### Task statement
Begin with the first line below and retype each line exactly through the line containing "import seaborn as sns". Any pictures are to be left out.

### Data lines
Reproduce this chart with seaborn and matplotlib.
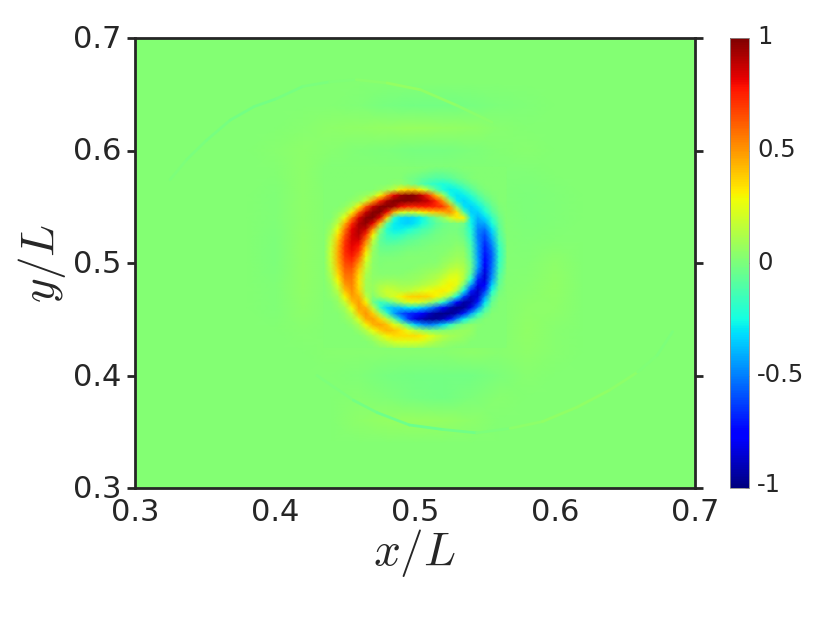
import numpy as np
import matplotlib
matplotlib.use("Agg")
import matplotlib.pyplot as plt
import matplotlib.transforms as mtrans
from matplotlib.collections import LineCollection
import seaborn as sns

# tick labels
y_ticks = [0.3, 0.4, 0.5, 0.6, 0.7]
x_ticks = [0.3, 0.4, 0.5, 0.6, 0.7]
cbar_ticks = [-1, -0.5, 0, 0.5, 1]
cbar_labels = ["-1", "-0.5", "0", "0.5", "1"]

# the quiet background reads a little above the 0 of the colorbar
background = 2

# far field, read every 0.02 (x 0.30..0.70, y 0.70..0.30), in hundredths
far_x0, far_ytop, far_step = 0.30, 0.70, 0.02
far_field = [
    [0,0,0,0,0,0,0,0,0,0,0,0,0,0,0,0,0,0,0,0,0],
    [0,0,0,0,0,0,0,0,0,0,0,0,0,0,0,0,0,0,0,0,0],
    [0,0,0,0,0,0,0,0,0,0,0,0,0,0,0,0,0,0,0,0,0],
    [0,0,0,0,0,0,0,0,-1,-3,-4,-4,-3,-2,-1,0,0,0,0,0,0],
    [0,0,0,0,0,0,1,2,3,4,5,4,3,1,0,0,0,0,0,0,0],
    [0,0,0,0,0,1,2,1,-1,-2,-3,-3,-2,0,1,0,0,0,0,0,0],
    [0,0,0,0,0,0,2,-1,0,0,0,0,0,-1,-1,0,0,0,0,0,0],
    [0,0,0,0,0,-1,2,0,0,0,0,0,0,-1,-2,-1,0,0,0,0,0],
    [0,0,0,0,0,-1,2,0,0,0,0,0,0,0,-2,-1,0,0,0,0,0],
    [0,0,0,0,0,-2,3,0,0,0,0,0,0,0,-1,0,0,0,0,0,0],
    [0,0,0,0,0,-2,3,0,0,0,0,0,0,0,0,2,0,0,0,0,0],
    [0,0,0,0,0,-1,3,0,0,0,0,0,0,0,1,3,0,0,0,0,0],
    [0,0,0,0,0,-1,2,0,0,0,0,0,0,0,2,2,0,0,0,0,0],
    [0,0,0,0,0,0,1,0,0,0,0,0,0,0,3,1,0,0,0,0,0],
    [0,0,0,0,0,0,0,1,1,1,1,1,2,1,2,1,0,0,0,0,0],
    [0,0,0,0,0,0,0,0,-1,-3,-4,-4,-4,-2,1,0,0,0,0,0,0],
    [0,0,0,0,0,0,0,0,1,-1,-3,-4,-2,1,0,0,0,0,0,0,0],
    [0,0,0,0,0,0,0,0,2,4,5,4,2,0,0,0,0,0,0,0,0],
    [0,0,0,0,0,0,0,0,0,0,0,0,0,0,0,0,0,0,0,0,0],
    [0,0,0,0,0,0,0,0,0,0,0,0,0,0,0,0,0,0,0,0,0],
    [0,0,0,0,0,0,0,0,0,0,0,0,0,0,0,0,0,0,0,0,0],
]

# vortex core, read every 0.005 (x 0.435..0.565, y 0.585..0.425), in hundredths
core_x0, core_ytop, core_step = 0.435, 0.585, 0.005
core_field = [
    [0,0,0,0,0,0,0,0,0,0,0,0,0,0,0,-1,-2,-2,-2,-1,0,0,0,0,0,0,0],
    [0,0,0,0,0,0,0,0,0,0,0,0,-1,-2,-3,-5,-6,-6,-5,-3,-2,-1,0,0,0,0,0],
    [0,0,0,0,0,0,0,0,0,0,0,0,-3,-5,-8,-10,-12,-12,-10,-6,-4,-1,0,0,0,0,0],
    [0,0,0,0,0,0,0,0,0,0,2,3,0,-5,-12,-18,-22,-25,-22,-16,-10,-5,-2,0,0,0,0],
    [0,0,0,0,0,0,0,0,3,8,15,30,35,35,25,8,-10,-25,-30,-28,-20,-12,-5,-2,0,0,0],
    [0,0,0,0,0,2,5,12,28,55,80,93,97,95,85,68,40,10,-25,-32,-30,-22,-12,-5,-2,0,0],
    [0,0,0,0,3,6,18,45,72,90,98,100,97,94,90,84,72,48,5,-30,-35,-30,-20,-10,-4,0,0],
    [0,0,0,3,10,30,62,85,96,100,92,78,72,72,74,74,72,68,46,0,-32,-36,-30,-18,-8,-2,0],
    [0,0,3,10,28,60,85,97,98,78,42,22,18,20,28,34,38,42,48,32,-12,-36,-36,-25,-12,-3,0],
    [0,0,8,25,55,82,96,98,80,35,-22,-34,-36,-34,-28,-15,-5,5,18,30,28,-30,-42,-34,-20,-6,0],
    [0,3,15,42,72,90,95,80,40,-10,-30,-34,-36,-32,-26,-18,-10,-6,-3,-2,-5,-28,-46,-44,-26,-9,0],
    [0,6,25,55,80,90,85,50,5,-22,-30,-30,-26,-20,-15,-12,-7,-4,-3,-3,-8,-24,-50,-54,-34,-11,0],
    [0,10,32,62,82,88,70,28,-5,-18,-22,-20,-16,-13,-10,-7,-4,-3,-2,-2,-6,-22,-52,-62,-40,-13,-2],
    [0,14,38,68,82,82,55,15,-8,-14,-14,-12,-9,-7,-5,-4,-3,-2,-1,0,-3,-18,-50,-66,-46,-16,-3],
    [0,16,42,70,80,75,42,8,-6,-8,-7,-6,-5,-4,-3,-2,-1,0,0,2,0,-14,-48,-70,-52,-20,-4],
    [0,18,44,70,78,68,32,5,-4,-5,-4,-3,-2,-2,-1,-1,0,0,2,4,3,-12,-48,-72,-56,-22,-5],
    [0,18,44,68,74,58,24,3,-2,-2,-2,-1,0,0,0,0,0,2,4,6,5,-10,-46,-75,-58,-22,-5],
    [0,16,42,64,68,48,18,2,-1,0,0,0,0,0,0,1,1,4,7,9,7,-6,-44,-78,-56,-20,-4],
    [0,14,38,60,62,40,14,2,0,0,0,0,0,1,2,3,4,7,12,14,10,-6,-48,-82,-54,-18,-3],
    [0,11,34,56,57,34,10,2,1,1,1,1,2,3,4,6,8,12,18,20,12,-12,-58,-86,-52,-14,-2],
    [0,8,28,52,54,32,8,3,4,5,5,4,4,5,7,9,12,18,24,24,10,-25,-70,-86,-46,-11,0],
    [0,5,20,46,52,32,8,5,9,11,10,8,8,9,12,15,18,24,28,22,-5,-48,-84,-80,-35,-8,0],
    [0,3,13,38,50,35,8,4,12,18,16,13,14,18,22,26,28,30,26,8,-30,-72,-90,-66,-24,-4,0],
    [0,2,7,28,46,42,15,0,8,15,20,28,34,36,36,34,28,18,2,-28,-65,-90,-87,-48,-13,-2,0],
    [0,0,4,16,38,47,28,-5,-18,-12,-2,10,20,22,18,8,-5,-22,-50,-78,-95,-94,-72,-32,-7,0,0],
    [0,0,2,8,26,46,42,15,-18,-35,-40,-38,-32,-32,-38,-48,-62,-78,-92,-100,-98,-82,-50,-18,-3,0,0],
    [0,0,0,4,14,38,48,36,8,-18,-45,-60,-68,-72,-80,-90,-98,-100,-100,-92,-72,-45,-22,-6,0,0,0],
    [0,0,0,2,7,22,44,46,34,15,-8,-38,-65,-85,-92,-98,-98,-92,-75,-52,-30,-14,-5,0,0,0,0],
    [0,0,0,0,3,10,28,42,45,38,24,10,-13,-36,-48,-53,-48,-36,-20,-8,-2,2,1,0,0,0,0],
    [0,0,0,0,0,4,12,25,36,42,39,33,23,13,5,-2,-3,0,2,4,5,4,0,0,0,0,0],
    [0,0,0,0,0,0,4,10,18,28,33,33,33,33,30,24,17,12,8,6,4,2,0,0,0,0,0],
    [0,0,0,0,0,0,0,3,9,14,20,22,22,22,20,15,10,6,4,3,2,0,0,0,0,0,0],
    [0,0,0,0,0,0,0,0,2,4,6,8,8,8,6,4,3,2,1,0,0,0,0,0,0,0,0],
]

# thin faint spiral arcs
arc_top_x = [0.325, 0.337, 0.351, 0.368, 0.385, 0.401, 0.420, 0.439, 0.458, 0.480, 0.504, 0.530, 0.555]
arc_top_y = [0.574, 0.592, 0.609, 0.627, 0.639, 0.646, 0.657, 0.661, 0.663, 0.660, 0.654, 0.640, 0.625]
arc_top_v = [-1, -2, -3, -4, -4, -4, -3, -2, 0, 3, 4, 2, 1]
arc_low_x = [0.430, 0.456, 0.473, 0.496, 0.520, 0.544, 0.568, 0.591, 0.616, 0.639, 0.659, 0.673, 0.684]
arc_low_y = [0.400, 0.378, 0.367, 0.356, 0.352, 0.349, 0.353, 0.359, 0.372, 0.387, 0.403, 0.418, 0.439]
arc_low_v = [-1, -3, -5, -6, -6, -4, 1, 3, 3, 3, 1, -2, -1]

sns.set_theme(style="white")
plt.rcParams["mathtext.fontset"] = "cm"

W, H = 830, 623
fig = plt.figure(figsize=(W / 100, H / 100), dpi=100)
ax = fig.add_axes([135 / W, 1 - 488 / H, 560 / W, 450 / H])
cax = fig.add_axes([730 / W, 1 - 488 / H, 19 / W, 450 / H])


def draw_field(values, x0, ytop, step, z, **kw):
    # seaborn puts nodes on integer positions, move them to x/L, y/L
    before = len(ax.collections)
    field = np.clip((np.array(values) + background) / 100, -1, 1)
    sns.heatmap(field, ax=ax, cmap="jet", vmin=-1, vmax=1,
                shading="gouraud", xticklabels=False, yticklabels=False, **kw)
    mesh = ax.collections[before]
    mesh.set_transform(mtrans.Affine2D().scale(step, -step).translate(x0, ytop) + ax.transData)
    mesh.set_zorder(z)
    return mesh


far_mesh = draw_field(far_field, far_x0, far_ytop, far_step, 1, cbar_ax=cax,
                      cbar_kws={"ticks": cbar_ticks})
draw_field(core_field, core_x0, core_ytop, core_step, 3, cbar=False)

norm = plt.Normalize(-1, 1)
for xs, ys, vs in [(arc_top_x, arc_top_y, arc_top_v), (arc_low_x, arc_low_y, arc_low_v)]:
    pts = np.column_stack([xs, ys])
    segs = np.stack([pts[:-1], pts[1:]], axis=1)
    vals = (np.array(vs[:-1]) + np.array(vs[1:]) + 2 * background) / 200
    lc = LineCollection(segs, cmap="jet", norm=norm, linewidths=2, zorder=2, capstyle="round")
    lc.set_array(vals)
    ax.add_collection(lc)

ax.set_xlim(0.3, 0.7)
ax.set_ylim(0.3, 0.7)
ax.set_xticks(x_ticks)
ax.set_yticks(y_ticks)
ax.set_xticklabels([str(t) for t in x_ticks], rotation=0)
ax.set_yticklabels([str(t) for t in y_ticks], rotation=0)
ax.tick_params(axis="x", length=0, labelsize=22, pad=7, colors=".15")
ax.tick_params(axis="y", length=6, width=2, left=True, right=True, labelsize=22, pad=4, colors=".15")
for s in ax.spines.values():
    s.set_visible(True)
    s.set_linewidth(2)
    s.set_color(".15")
ax.set_xlabel(r"$x/L$", fontsize=34, labelpad=0, color=".15")
ax.set_ylabel(r"$y/L$", fontsize=34, labelpad=3, color=".15")

# y labels sit a little above their ticks in the original
up = mtrans.ScaledTranslation(0, 1.5 / 100, fig.dpi_scale_trans)
for lab in ax.get_yticklabels():
    lab.set_transform(lab.get_transform() + up)

cbar = far_mesh.colorbar
cbar.set_ticklabels(cbar_labels)
cbar.outline.set_visible(True)
cbar.outline.set_linewidth(0.6)
cbar.outline.set_edgecolor(".55")
cax.tick_params(direction="in", length=3, width=0.6, color=".4", labelsize=17.5, pad=6, labelcolor=".15")
for i, lab in enumerate(cax.get_yticklabels()):
    lift = 5 if i == 0 else 3
    lab.set_transform(lab.get_transform() + mtrans.ScaledTranslation(0, lift / 100, fig.dpi_scale_trans))

fig.savefig("out.png", dpi=100)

### Answer to the exercise
Reproduce this chart with seaborn and matplotlib.
import numpy as np
import matplotlib
matplotlib.use("Agg")
import matplotlib.pyplot as plt
import matplotlib.transforms as mtrans
from matplotlib.collections import LineCollection
import seaborn as sns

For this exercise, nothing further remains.